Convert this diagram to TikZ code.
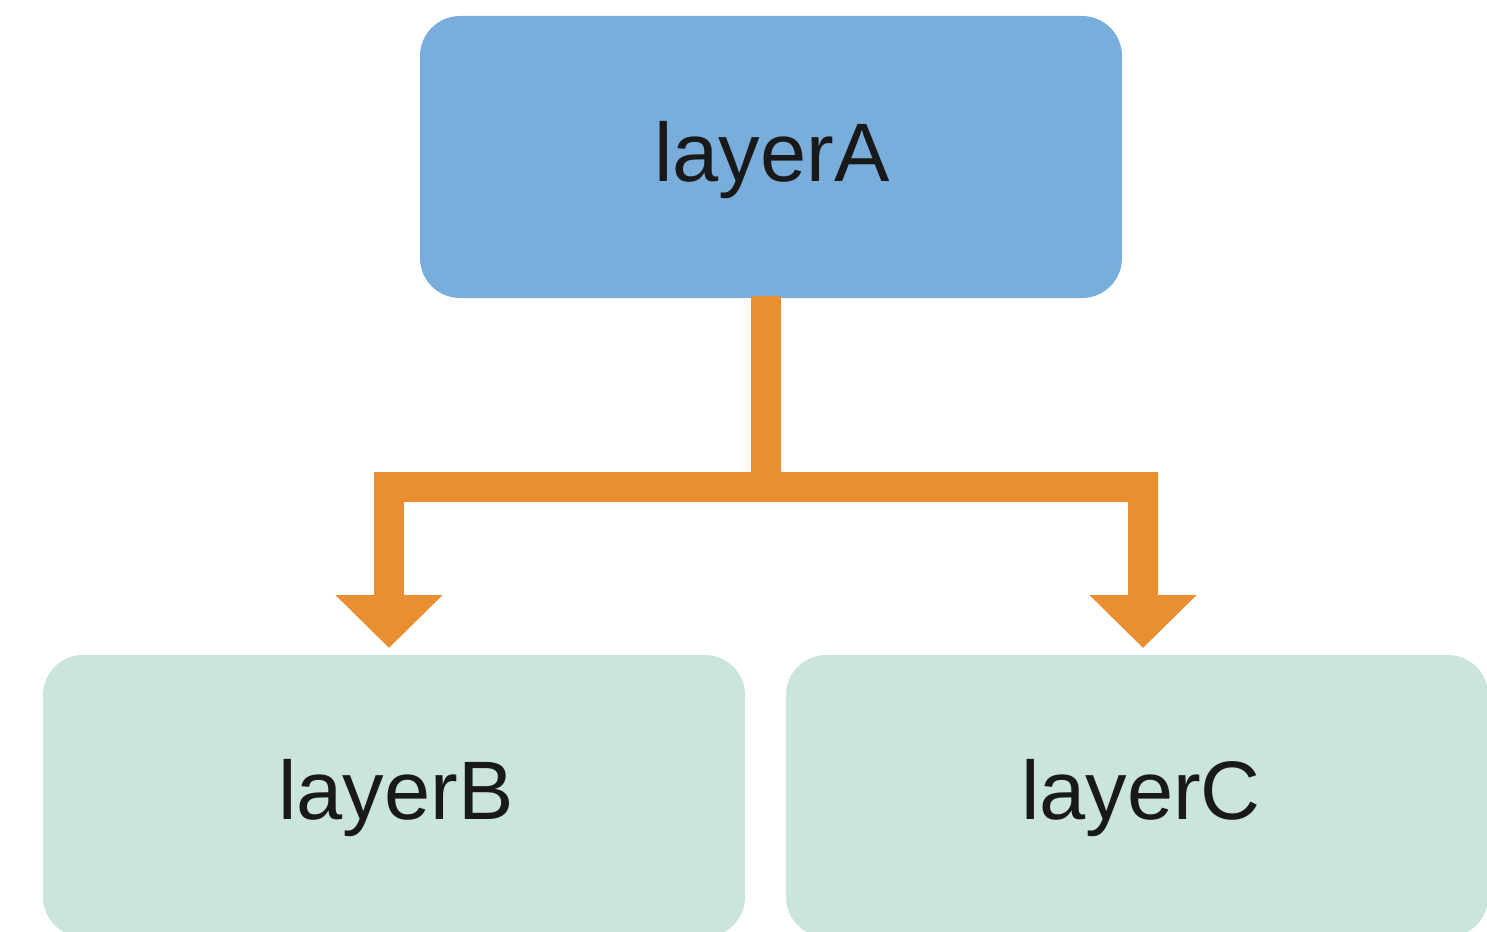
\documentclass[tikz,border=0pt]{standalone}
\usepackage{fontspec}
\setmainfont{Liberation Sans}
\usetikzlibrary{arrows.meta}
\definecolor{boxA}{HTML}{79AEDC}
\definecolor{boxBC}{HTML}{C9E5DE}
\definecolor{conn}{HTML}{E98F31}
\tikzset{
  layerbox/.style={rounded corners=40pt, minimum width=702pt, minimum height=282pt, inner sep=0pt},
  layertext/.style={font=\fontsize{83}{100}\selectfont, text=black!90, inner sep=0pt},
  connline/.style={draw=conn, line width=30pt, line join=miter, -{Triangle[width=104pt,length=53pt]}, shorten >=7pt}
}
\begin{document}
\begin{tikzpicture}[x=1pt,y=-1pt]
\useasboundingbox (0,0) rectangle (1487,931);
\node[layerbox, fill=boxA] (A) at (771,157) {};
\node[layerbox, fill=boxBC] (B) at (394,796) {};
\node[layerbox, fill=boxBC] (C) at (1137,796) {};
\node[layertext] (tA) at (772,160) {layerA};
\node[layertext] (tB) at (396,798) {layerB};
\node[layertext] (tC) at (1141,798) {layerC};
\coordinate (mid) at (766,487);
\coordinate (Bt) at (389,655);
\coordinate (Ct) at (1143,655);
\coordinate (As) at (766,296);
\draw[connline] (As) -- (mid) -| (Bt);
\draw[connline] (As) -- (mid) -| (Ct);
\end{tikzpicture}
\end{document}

....

> **Exercise**
The listing above must be printed again exactly, minus its pictures.

> **Written solution**
Convert this diagram to TikZ code.
\documentclass[tikz,border=0pt]{standalone}
\usepackage{fontspec}
\setmainfont{Liberation Sans}
\usetikzlibrary{arrows.meta}
\definecolor{boxA}{HTML}{79AEDC}
\definecolor{boxBC}{HTML}{C9E5DE}
\definecolor{conn}{HTML}{E98F31}
\tikzset{
  layerbox/.style={rounded corners=40pt, minimum width=702pt, minimum height=282pt, inner sep=0pt},
  layertext/.style={font=\fontsize{83}{100}\selectfont, text=black!90, inner sep=0pt},
  connline/.style={draw=conn, line width=30pt, line join=miter, -{Triangle[width=104pt,length=53pt]}, shorten >=7pt}
}
\begin{document}
\begin{tikzpicture}[x=1pt,y=-1pt]
\useasboundingbox (0,0) rectangle (1487,931);
\node[layerbox, fill=boxA] (A) at (771,157) {};
\node[layerbox, fill=boxBC] (B) at (394,796) {};
\node[layerbox, fill=boxBC] (C) at (1137,796) {};
\node[layertext] (tA) at (772,160) {layerA};
\node[layertext] (tB) at (396,798) {layerB};
\node[layertext] (tC) at (1141,798) {layerC};
\coordinate (mid) at (766,487);
\coordinate (Bt) at (389,655);
\coordinate (Ct) at (1143,655);
\coordinate (As) at (766,296);
\draw[connline] (As) -- (mid) -| (Bt);
\draw[connline] (As) -- (mid) -| (Ct);
\end{tikzpicture}
\end{document}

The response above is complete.